The issues have been fixed on all platforms.

What arguments you use for besselk? Real, complex (what quadrant)?

Now I am working on building efficient rational approximations for besselk for real arguments (quadruple case). Should be fast.

These issues have been already fixed in Windows version - you can download it from our website the usual way.
Updates for GNU Linux & Mac OSX follow (I know you probably use the GNU Linux version).

Dear Owen,

Both bugs are confirmed and will be fixed in next updates.
Thank you very much for reporting!

Until then, you can try using the following workarounds:

A. For 'mp' to 'single' conversion:

Replace the following line in mp.m (line #1146):

r =  mpimpl(9000,x);

with

r = single(mpimpl(9000,x));

B. For 'single' to 'mp':

Please insert this code after #667 line in mp.m:

           if nargin == 1
            if isa(x,'single'), x = double(x); end;
           end;

The current algorithm for besselk is consecutive and it focuses more on accuracy than speed.
I am not sure how to speed it up quickly. Will review it for new ideas.

Any chance you could try to divise computations of besselk by high-level threads? Using parfor/smpd for example?

(If you are computing matrix elements with besselk, probably you can compute different parts of the matrix in different workers/threads?)

P.S.
Performance of parallel algorithms (e.g. matrix multiplication) can be boosted up much further. But unfortunately there is a nasty bug in Intel threads runtime I am using for parallelism. They use simple spin-lock for 200msec at the end of every thread - which consumes a lot of CPU power! For example, if we use 8 threads, then possible overhead is 8*200msec = 1.6sec!! This alone makes parallelism inefficient for pieces of code which run under 1.6sec - rules out the mid-sized matrices.

If I reduce this delay - their runtime freezes in cases when only 2-cores are under load.
Now I am working on a custom thread manager among other things.

Matrix multiplication should run in parallel (we added this almost from the beginning - several years ago).

Please let me know the matrix size, precision, toolbox & MATLAB & OS versions and CPU model.

Your question made me to revise the parallel optimization of eigensolver for symmetric/Hermitian matrices.

As a result, today we have released new version of toolbox which solves the symmetric eigenproblem by ~3.4 times faster.
So that eig(A) for symmetric 1Kx1K matrix now takes around 9 seconds on the same CPU.

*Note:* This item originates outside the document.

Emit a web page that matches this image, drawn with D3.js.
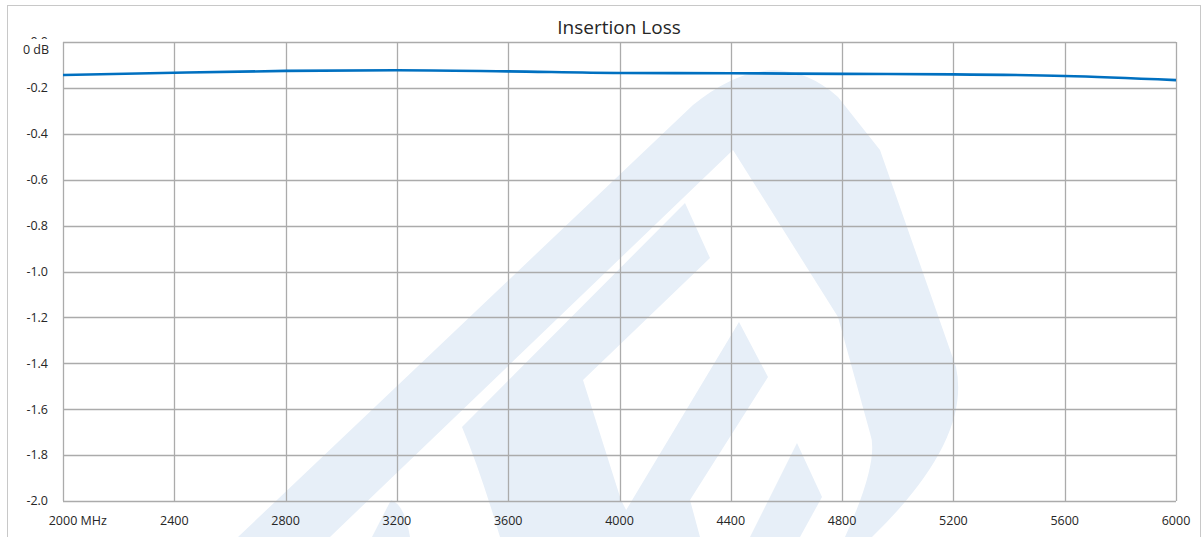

Larger matrices receive higher speed-up ratio. Actually now solver scales almost linearly to number of cores.

Btw, newest version has some improvements in matrix multiplication in quadruple precision.
You might notice some speed-up for large matrices (~10-15%).

This is one of OOP rules in MATLAB. It does the conversion automatically without asking the toolbox and we have no control over this behavior (and it is always been like this).

In case of scalar operands - MATLAB casts to more powerful or custom type.
In case of arrays - the scalar RHS entity is converted to LHS type.

Actually it is a good solution. Otherwise, the whole array A would be converted to 'double' in the case:

A=mp(1:10)
A(1,1)=10;
% A becomes 'double' !

This would be much more unexpected behavior, isn't it?